In the beginning of my undercover role as Donnie Brasco, I had occasional fears about the dangers of being an agent. Now I also had fears about the dangers of being a badguy. As things had now developed into family warfare, I could get whacked for being either an agent or a badguy.
Some mornings when I stayed at Sonny’s I would get up and go into the bathroom and look in the mirror, and I would find myself thinking, Is today the day that I’m going to get whacked?
 
Lefty and I were having a lunchtime cappuccino at Caffe Capri.
“Tap Jerry Chilli’s phones,” he says. “He knows where the kid is. Tap Jerry Chilli’s phones and we’ll get the kid. I’ll put a bug in Jerry’s house. We’ll visit him. He’ll invite us, you know. Boobie goes there with a bullshit story. Puts a bug in there. And a bug outside, on a tree or something. Jerry was very close to the kid’s father. Sonny Red’s wife gave Jerry Chilli Sonny Red’s car to sell for her. So we put a bug in Chilli’s house on Staten Island.”
“I hope so,” I say.
“Now, you’re gonna get straightened out, Donnie. But please, let me tell you. First of all, you and I are gonna do a little talking while we’re away, where you come from and all that, because this is gonna come back on me.”

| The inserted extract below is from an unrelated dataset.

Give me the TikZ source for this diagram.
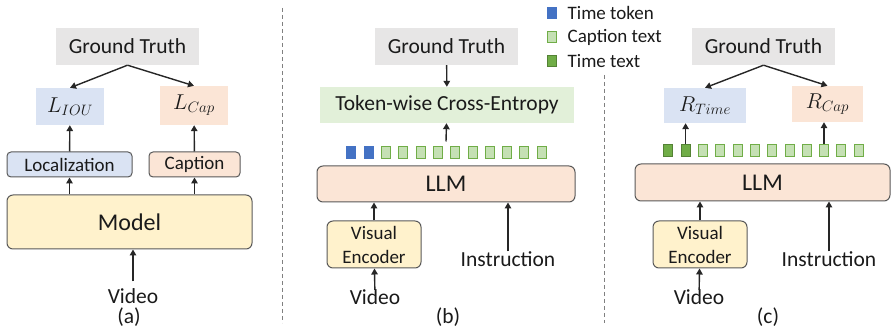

Sonny came in and joined us. He said that Sally Farrugia wanted to make some of the zips captains. “But that would be crazy,” Sonny says, “because those guys are looking to take over everything. That’s why those three guys were killed—they went against the zips, and the zips came over to our side. We were the ones slated to get hit, but because Sonny Red screwed the zips, they swung over to us. There’s no way we can make them captains. We’d lose all our strength.”
He said he urged Sally to take a firmer hand as acting boss until Rusty got out of jail.
“You’re gonna be in shit’s creek, Sonny,” Lefty says.
“Good. I been in shit’s creek eighteen years.”
“I advise you to be a little strong, because them fucking zips ain’t gonna back up to nobody. You give them the fucking power, if you don’t get hurt now, you get hurt three years from now. They’ll bury you. You cannot give them the power. They don’t give a fuck. They don’t care who’s boss. They got no respect. There’s no family.”
“Sally don’t want no problems with us,” Sonny says.
“Sure, I don’t blame him. Look at the position he got himself in.”
“I mean, what if the guy stays in another ten years?
You think they’re gonna let him out, especially with this RICO law? So what we gonna do now, stand on a corner? I’m starting from day one again.“
“Yeah, but don’t weaken,” Lefty says. “You weaken, you got a headache. You won’t get a headache now. You’ll get it three years from now. They’ll bury you. I’m telling you, they’ll bury you. Well, Sonny, you do what you gotta do. Your word counts with me.”
“I just can’t go along with it. Because there are some things I can’t do for certain people, and some things I did already.”
“You do what you gotta do. You gotta put fear in these guys.”
“I don’t put fear in there,” Sonny says. “I put friendship, you know? I almost didn’t win the battle.”
 
A bunch of us were sitting around the Motion Lounge with guns in our belts, swapping stories—Sonny, Lefty, Nicky, Jimmy Legs, and others. Sonny had ordered us to be armed at all times.